## BEGIN

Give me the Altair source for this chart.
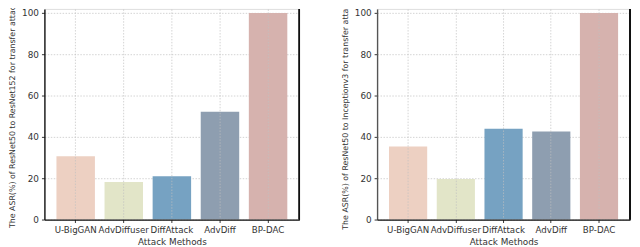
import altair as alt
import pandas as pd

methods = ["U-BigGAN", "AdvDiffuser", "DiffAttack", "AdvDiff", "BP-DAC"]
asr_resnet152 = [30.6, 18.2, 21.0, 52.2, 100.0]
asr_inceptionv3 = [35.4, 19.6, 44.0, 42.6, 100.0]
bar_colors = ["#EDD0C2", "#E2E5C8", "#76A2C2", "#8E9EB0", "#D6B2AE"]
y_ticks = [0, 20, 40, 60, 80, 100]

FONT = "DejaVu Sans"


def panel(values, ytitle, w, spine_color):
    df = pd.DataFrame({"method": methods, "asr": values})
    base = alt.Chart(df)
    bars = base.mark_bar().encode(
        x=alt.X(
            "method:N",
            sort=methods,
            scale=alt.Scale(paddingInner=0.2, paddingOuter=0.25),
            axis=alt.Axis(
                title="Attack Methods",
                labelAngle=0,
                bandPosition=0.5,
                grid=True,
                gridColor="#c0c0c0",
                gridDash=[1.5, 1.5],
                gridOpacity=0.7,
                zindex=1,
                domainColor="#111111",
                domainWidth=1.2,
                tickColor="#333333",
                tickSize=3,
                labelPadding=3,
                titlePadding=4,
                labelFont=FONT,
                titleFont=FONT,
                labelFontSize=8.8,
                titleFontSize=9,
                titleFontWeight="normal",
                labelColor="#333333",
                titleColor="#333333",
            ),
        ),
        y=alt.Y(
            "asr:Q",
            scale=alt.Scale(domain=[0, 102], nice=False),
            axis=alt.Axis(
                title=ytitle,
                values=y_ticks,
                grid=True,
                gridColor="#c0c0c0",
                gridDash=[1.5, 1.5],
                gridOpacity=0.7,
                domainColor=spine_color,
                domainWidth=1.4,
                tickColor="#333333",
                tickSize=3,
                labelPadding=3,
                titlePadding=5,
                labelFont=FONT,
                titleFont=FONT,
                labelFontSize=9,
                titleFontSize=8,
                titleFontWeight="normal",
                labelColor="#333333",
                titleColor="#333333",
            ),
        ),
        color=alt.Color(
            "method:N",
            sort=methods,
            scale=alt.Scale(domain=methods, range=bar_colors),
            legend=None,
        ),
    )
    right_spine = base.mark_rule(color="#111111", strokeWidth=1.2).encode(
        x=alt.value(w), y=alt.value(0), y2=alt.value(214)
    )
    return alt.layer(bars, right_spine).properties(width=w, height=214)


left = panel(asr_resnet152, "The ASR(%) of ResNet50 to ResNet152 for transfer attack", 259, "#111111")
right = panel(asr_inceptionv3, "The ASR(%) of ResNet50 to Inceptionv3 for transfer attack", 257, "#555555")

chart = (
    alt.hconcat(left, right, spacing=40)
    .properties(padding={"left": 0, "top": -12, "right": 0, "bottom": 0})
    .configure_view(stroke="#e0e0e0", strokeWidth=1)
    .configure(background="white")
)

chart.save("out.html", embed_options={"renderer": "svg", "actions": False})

## END

▶ _Task description_:
Copy out every line of the material above exactly, skipping the pictures.

▶ _Correct response_:
Give me the Altair source for this chart.
import altair as alt
import pandas as pd

methods = ["U-BigGAN", "AdvDiffuser", "DiffAttack", "AdvDiff", "BP-DAC"]
asr_resnet152 = [30.6, 18.2, 21.0, 52.2, 100.0]
asr_inceptionv3 = [35.4, 19.6, 44.0, 42.6, 100.0]
bar_colors = ["#EDD0C2", "#E2E5C8", "#76A2C2", "#8E9EB0", "#D6B2AE"]
y_ticks = [0, 20, 40, 60, 80, 100]

FONT = "DejaVu Sans"


def panel(values, ytitle, w, spine_color):
    df = pd.DataFrame({"method": methods, "asr": values})
    base = alt.Chart(df)
    bars = base.mark_bar().encode(
        x=alt.X(
            "method:N",
            sort=methods,
            scale=alt.Scale(paddingInner=0.2, paddingOuter=0.25),
            axis=alt.Axis(
                title="Attack Methods",
                labelAngle=0,
                bandPosition=0.5,
                grid=True,
                gridColor="#c0c0c0",
                gridDash=[1.5, 1.5],
                gridOpacity=0.7,
                zindex=1,
                domainColor="#111111",
                domainWidth=1.2,
                tickColor="#333333",
                tickSize=3,
                labelPadding=3,
                titlePadding=4,
                labelFont=FONT,
                titleFont=FONT,
                labelFontSize=8.8,
                titleFontSize=9,
                titleFontWeight="normal",
                labelColor="#333333",
                titleColor="#333333",
            ),
        ),
        y=alt.Y(
            "asr:Q",
            scale=alt.Scale(domain=[0, 102], nice=False),
            axis=alt.Axis(
                title=ytitle,
                values=y_ticks,
                grid=True,
                gridColor="#c0c0c0",
                gridDash=[1.5, 1.5],
                gridOpacity=0.7,
                domainColor=spine_color,
                domainWidth=1.4,
                tickColor="#333333",
                tickSize=3,
                labelPadding=3,
                titlePadding=5,
                labelFont=FONT,
                titleFont=FONT,
                labelFontSize=9,
                titleFontSize=8,
                titleFontWeight="normal",
                labelColor="#333333",
                titleColor="#333333",
            ),
        ),
        color=alt.Color(
            "method:N",
            sort=methods,
            scale=alt.Scale(domain=methods, range=bar_colors),
            legend=None,
        ),
    )
    right_spine = base.mark_rule(color="#111111", strokeWidth=1.2).encode(
        x=alt.value(w), y=alt.value(0), y2=alt.value(214)
    )
    return alt.layer(bars, right_spine).properties(width=w, height=214)


left = panel(asr_resnet152, "The ASR(%) of ResNet50 to ResNet152 for transfer attack", 259, "#111111")
right = panel(asr_inceptionv3, "The ASR(%) of ResNet50 to Inceptionv3 for transfer attack", 257, "#555555")

chart = (
    alt.hconcat(left, right, spacing=40)
    .properties(padding={"left": 0, "top": -12, "right": 0, "bottom": 0})
    .configure_view(stroke="#e0e0e0", strokeWidth=1)
    .configure(background="white")
)

chart.save("out.html", embed_options={"renderer": "svg", "actions": False})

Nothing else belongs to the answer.